Foreclosure fraud investigation of top U.S. banks spreads to all 50 states

49 states have frozen forclosure proceedingsAttorneys General from every state have joined forces to investigate a nationwide foreclosure scandal in which leading U.S. financial institutions proceeded evicting homeowners based on potentially false documentation.

State law enforcers today announced formation of the Mortgage Foreclosure Multistate Group, which brings together attorneys general from 50 states, as well as and banking and mortgage regulators from more than 30 states.

"This group has the backing of nearly every state in the nation to get to the bottom of this foreclosure mess, and we plan to work together as thoroughly and expeditiously as possible," said Iowa Attorney General Tom Miller, who leads the group, in a statement. "This is not simply about a glitch in paperwork. It's also about some companies violating the law and many people losing their homes."
At issue is whether mortgage lenders falsified affidavits attesting to their review and verification of foreclosure documents, as well as whether they failed to sign the affidavits in the presence of a notary public.

"It appears affidavits and other documents have been signed by persons who did not have personal knowledge of the facts asserted in the documents. In addition, it appears that many affidavits were signed outside of the presence of a notary public, contrary to state law," the group said in a joint statement. "This process of signing documents without confirming their accuracy has come to be known as 'robo-signing.' We believe such a process may constitute a deceptive act and/or an unfair practice or otherwise violate state laws."

The group's initial objectives include:
  • Halting improper mortgage foreclosure practices.
  • Reviewing past and present practices.
  • What to do to rectify the problem and stop it from happening again.
  • Establishing a mechanism for more effective, independent monitoring of future mortgage foreclosure practices.
"This is the clearest signal yet to the major mortgage lenders and servicers that they need to take serious measures to fix problems with affidavits," Ohio Attorney General Richard Cordray said in a statement. "What we have seen are not mere technicalities, as some suggest; rather, this is about the private property rights of homeowners facing foreclosure and the integrity of our court system, which cannot enter judgments based on fraudulent evidence."
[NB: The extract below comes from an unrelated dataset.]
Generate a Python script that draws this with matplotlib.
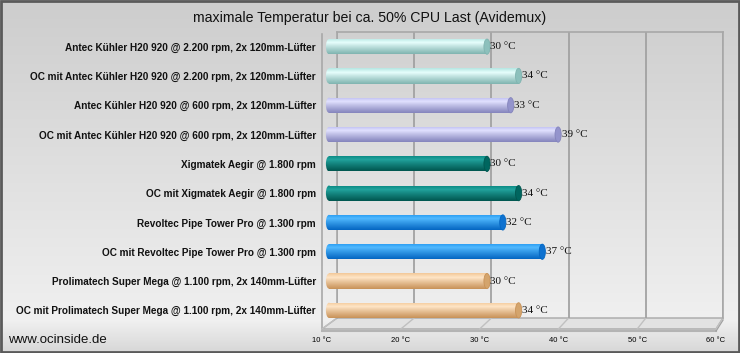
import numpy as np
import matplotlib
matplotlib.use("Agg")
import matplotlib.pyplot as plt
from matplotlib.patches import Ellipse, Polygon, Rectangle
from matplotlib.colors import to_rgb
from matplotlib.lines import Line2D

# ---------------- data ----------------
categories = [
    "Antec Kühler H20 920 @ 2.200 rpm, 2x 120mm-Lüfter",
    "OC mit Antec Kühler H20 920 @ 2.200 rpm, 2x 120mm-Lüfter",
    "Antec Kühler H20 920 @ 600 rpm, 2x 120mm-Lüfter",
    "OC mit Antec Kühler H20 920 @ 600 rpm, 2x 120mm-Lüfter",
    "Xigmatek Aegir @ 1.800 rpm",
    "OC mit Xigmatek Aegir @ 1.800 rpm",
    "Revoltec Pipe Tower Pro @ 1.300 rpm",
    "OC mit Revoltec Pipe Tower Pro @ 1.300 rpm",
    "Prolimatech Super Mega @ 1.100 rpm, 2x 140mm-Lüfter",
    "OC mit Prolimatech Super Mega @ 1.100 rpm, 2x 140mm-Lüfter",
]
values = [30, 34, 33, 39, 30, 34, 32, 37, 30, 34]
groups = ["cyan", "cyan", "lav", "lav", "teal", "teal", "blue", "blue", "peach", "peach"]
xticks = [10, 20, 30, 40, 50, 60]
xtick_labels = ["10 °C", "20 °C", "30 °C", "40 °C", "50 °C", "60 °C"]
x_min, x_max = 10, 60
title = "maximale Temperatur bei ca. 50% CPU Last (Avidemux)"
credit = "www.ocinside.de"
unit = "°C"

# cylinder colour stops: (top edge, highlight, bottom, cap)
palette = {
    "cyan":  ("#b4e6e2", "#e8fffd", "#7fb4b0", "#8cc0bc"),
    "lav":   ("#bcbcf0", "#e2e2ff", "#8484bc", "#9494cc"),
    "teal":  ("#06847e", "#22a49e", "#00564f", "#00665f"),
    "blue":  ("#2498f0", "#52baff", "#0466c2", "#0e72d0"),
    "peach": ("#f2c898", "#ffe6c8", "#c89258", "#d4a46c"),
}

plt.rcParams['font.family'] = ['Liberation Sans', 'DejaVu Sans']

W, H = 740, 353
fig = plt.figure(figsize=(W / 100, H / 100), dpi=100)


def ax_px(x0, y0, x1, y1, **kw):
    return fig.add_axes([x0 / W, 1 - y1 / H, (x1 - x0) / W, (y1 - y0) / H], **kw)


# ---------------- background ----------------
bg = ax_px(0, 0, W, H)
bg.set_xlim(0, W)
bg.set_ylim(H, 0)
bg.axis('off')
yy = np.arange(H)
top_c = np.array(to_rgb("#cdcdcd"))
mid_c = np.array(to_rgb("#f0f0f0"))
bot_c = np.array(to_rgb("#d6d6d6"))
t1 = np.clip(yy / 320.0, 0, 1)[:, None]
t2 = np.clip((yy - 320) / 33.0, 0, 1)[:, None]
grad = top_c * (1 - t1) + mid_c * t1
grad = grad * (1 - t2) + bot_c * t2
bg.imshow(grad[:, None, :], extent=[0, W, H, 0], aspect='auto', zorder=0)
bg.add_patch(Rectangle((1, 1), W - 2.5, H - 2.5, fill=False, edgecolor="#5a5a5a", lw=2, zorder=5))

# floor slab
floor_poly = Polygon([(322, 329), (716, 329), (723, 318), (337, 318)], closed=True,
                     facecolor="#e2e2e2", edgecolor="#a8a8a8", lw=1, zorder=1)
bg.add_patch(floor_poly)
bg.add_line(Line2D([322, 716], [331, 331], color="#b4b4b4", lw=1.5, zorder=1))
bg.add_line(Line2D([716, 723], [331, 320], color="#a0a0a0", lw=1, zorder=1))
# left side edge
bg.add_line(Line2D([322, 322], [34, 329], color="#a8a8a8", lw=1.2, zorder=1))

bg.text(370, 18, title, ha='center', va='center', fontsize=10.2, color="#111111")
bg.text(8, 340, credit, ha='left', va='center', fontsize=9.5, color="#111111")

# ---------------- back wall ----------------
wall = ax_px(337, 32, 723, 318)
wall.set_facecolor('none')
wall.set_xlim(x_min, x_max)
wall.set_ylim(0, 1)
wall.set_xticks(xticks)
wall.set_yticks([])
wall.tick_params(length=0, labelbottom=False)
wall.grid(axis='x', color="#a2a2a2", lw=1.3)
for s in ['top', 'right', 'left']:
    wall.spines[s].set_color("#a8a8a8")
    wall.spines[s].set_linewidth(1.2)
wall.spines['bottom'].set_visible(False)

# ---------------- floor axis (tick labels) ----------------
floor = ax_px(322, 318, 716, 329)
floor.set_facecolor('none')
floor.set_xlim(x_min, x_max)
floor.set_ylim(0, 1)
floor.set_xticks(xticks)
floor.set_xticklabels(xtick_labels, fontsize=5.5)
floor.set_yticks([])
floor.tick_params(length=0, pad=6)
for s in floor.spines.values():
    s.set_visible(False)

# floor grid diagonals: from back wall tick to front floor tick
inv = bg.transData.inverted()
for v in xticks:
    bx, by = inv.transform(wall.transData.transform((v, 0)))
    fx, fy = inv.transform(floor.transData.transform((v, 0)))
    bg.add_line(Line2D([bx, fx], [by, fy], color="#c0c0c0", lw=1, zorder=2))

# ---------------- bars ----------------
# bar axis: 10 °C at x=329 px, 60 °C at x=724 px; a little room left for the rounded ends
px10, px60 = 329, 724
scale = (px60 - px10) / (x_max - x_min)
x_lo = x_min - 1.0
ax = ax_px(px10 - scale * (x_min - x_lo), 32, px60, 325)
ax.set_facecolor('none')
ypos = np.arange(len(categories))
ax.set_yticks(ypos)
ax.set_yticklabels(categories, fontsize=7.2, fontweight='bold', color="#111111")
ax.tick_params(axis='y', length=0, pad=3.6)
ax.set_xticks([])
for s in ax.spines.values():
    s.set_visible(False)

bar_h = 0.52
bars = ax.barh(ypos, np.array(values) - x_min, left=x_min, height=bar_h, color='none', edgecolor='none')

cap_w = 0.78  # in data units (~6 px)


def cyl_gradient(stops, n=64):
    top, hi, bot = [np.array(to_rgb(c)) for c in stops[:3]]
    t = np.linspace(0, 1, n)
    out = np.zeros((n, 3))
    for i, ti in enumerate(t):
        if ti < 0.28:
            f = ti / 0.28
            out[i] = top * (1 - f) + hi * f
        else:
            f = ((ti - 0.28) / 0.72) ** 0.9
            out[i] = hi * (1 - f) + bot * f
    return out[:, None, :]


for rect, v, g in zip(bars, values, groups):
    st = palette[g]
    img = cyl_gradient(st)
    y0 = rect.get_y()
    y1 = y0 + rect.get_height()
    yc = (y0 + y1) / 2
    # body
    im = ax.imshow(img, extent=[x_min - cap_w, v, y1, y0], aspect='auto', zorder=3,
                   interpolation='bilinear')
    im.set_clip_path(rect)
    # left rounded end
    le = Ellipse((x_min, yc), cap_w, rect.get_height(), facecolor='none', edgecolor='none')
    ax.add_patch(le)
    im2 = ax.imshow(img, extent=[x_min - cap_w, v, y1, y0], aspect='auto', zorder=3,
                    interpolation='bilinear')
    im2.set_clip_path(le)
    # right cap
    rc = Ellipse((v, yc), cap_w, rect.get_height(), facecolor=st[3],
                 edgecolor=st[2], lw=0.6, zorder=4)
    ax.add_patch(rc)
    ax.text(v + cap_w / 2 + 0.05, yc, f"{v} {unit}", ha='left', va='center',
            fontsize=8, color="#111111", zorder=5, family=['Liberation Serif'])

ax.set_xlim(x_lo, x_max)
ax.set_ylim(len(categories) - 0.5, -0.5)

fig.savefig("out.png", dpi=100)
Cordray said Ohio is on course for more than 90,000 foreclosures this year, which would break last year's record. It's hard to say how many may involve false affidavits, he said. But he promised to "hold accountable those who submit fraudulent evidence in an effort to strip people of their private property rights without due process of law."

The story first made headlines in September, when GMAC Mortgage halted evictions in 23 states after reports surfaced that a GMAC employee admitted "robo-signing" more than 10,000 foreclosure affidavits a month, which GMAC attributed to a "procedural error." Within days, a number of attorneys general announced independent investigations of GMAC practices in their respective states.

The scandal quickly spread to other major mortgage lenders, with news reports that employees at Bank of America and JPMorgan Chase also admitted to the practice. Last Friday, Bank of America announced a suspension of foreclosure sales in all 50 states. GMAC yesterday announced it was expanding its foreclosure review to all 50 states, while Chase said it was expanding its foreclosure review to 41 states and 115,000 loan files.